Firestorm v2 #86 marked Firestorm’s first real adventure as the new fire elemental. In a sense, this is a whole new character and an excellent jump-on point for new readers.
This issue introduced Firestorm as an avenging elemental force, a drastic departure from the ‘bumbling college student coping with great powers’ Firestorm we’ve come to know from the late 70s/early 80s. Now we have a soulless environmental crusader with godlike powers. His origin even received a brand new retcon one issue prior (#85) explaining that he was meant to be Earth’s fire elemental all along but something went wrong during the explosion that created him.
Why did DC decide to go with such a radical restructuring of Firestorm?
In order to answer that, you’d have to step back a bit.
Firestorm was facing a decline in readership before John Ostrander picked up writing chores on this title in 1987, he was given 6 months to raise sales. This may have been what had encouraged so much experimentation and change in the title. A major theme in Ostrander’s Firestorm run is the evolution of the character of Firestorm, and if you had been reading since Fury of the Firestorm #58 you’d realize the only logical conclusion would be for Firestorm to become an elemental.
Another factor that contributed to Firestorm’s final evolution was the abundance of Elementals in DC comics at the time – so far, we had Swamp Thing (Earth) and Red Tornado (Wind) so another addition was logical. Elemental Firestorm’s final look was designed just because Ostrander felt it looked ‘cooler’. As part of a strong marketing campaign, DC sent out promotional copies of Firestorm #86 to select comic book shops across the country.

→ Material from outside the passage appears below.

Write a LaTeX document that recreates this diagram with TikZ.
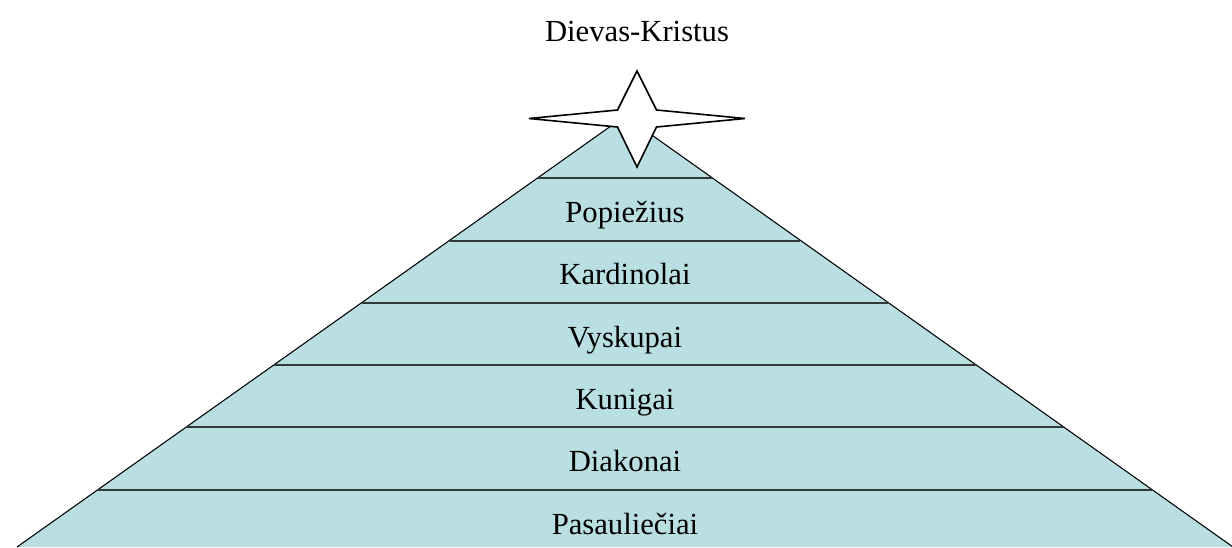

A lot of interesting things happened during the Elemental Firestorm run – the comic dealt with mature themes such as the quest for identity, the impact of pollution on the environment, the examination of humanity’s relationship with the Gods and the consequences of impulsive actions. Most notable was an appearance by Swamp Thing as they battled other Elementals. A personal favorite of mine: ‘Fire elemental’ Firestorm also made an appearance in Swamp Thing v2 Annual #5 (which was Brother Power the Geek’s first appearance since 1968).
Ultimately, this series was cancelled because readership was too low. It has been speculated that had Firestorm rebooted back to issue #1 when Ostrander took over, new readers may have picked up the title thus saving the book from cancellation. Regardless, Ostrander requested to leave the series after issue #100 because, in his own words, he had no more stories left to tell about Firestorm.
Coincidentally, this issue was also a Janus Directive cross-over.
I have a lot of love for Ostrander’s work at DC during the late 80’s, and really feel that he was one of the more underrated writers out there. Two things I really like about Ostrander’s writing is 1) he builds a sense of cohesion with his other DC titles (Suicide Squad and Captain Atom) and 2) he manages to keep all of his stories within continuity, yet you don’t have to know everything about DC continuity in order to enjoy the story.
My only gripe with Elemental Firestorm was his costume – all that wild flame didn’t appeal to me and looked more like fur. I felt he looked less like ‘Lord of the Fire Elements’ and more like ‘Lord of the Woodland Creatures’.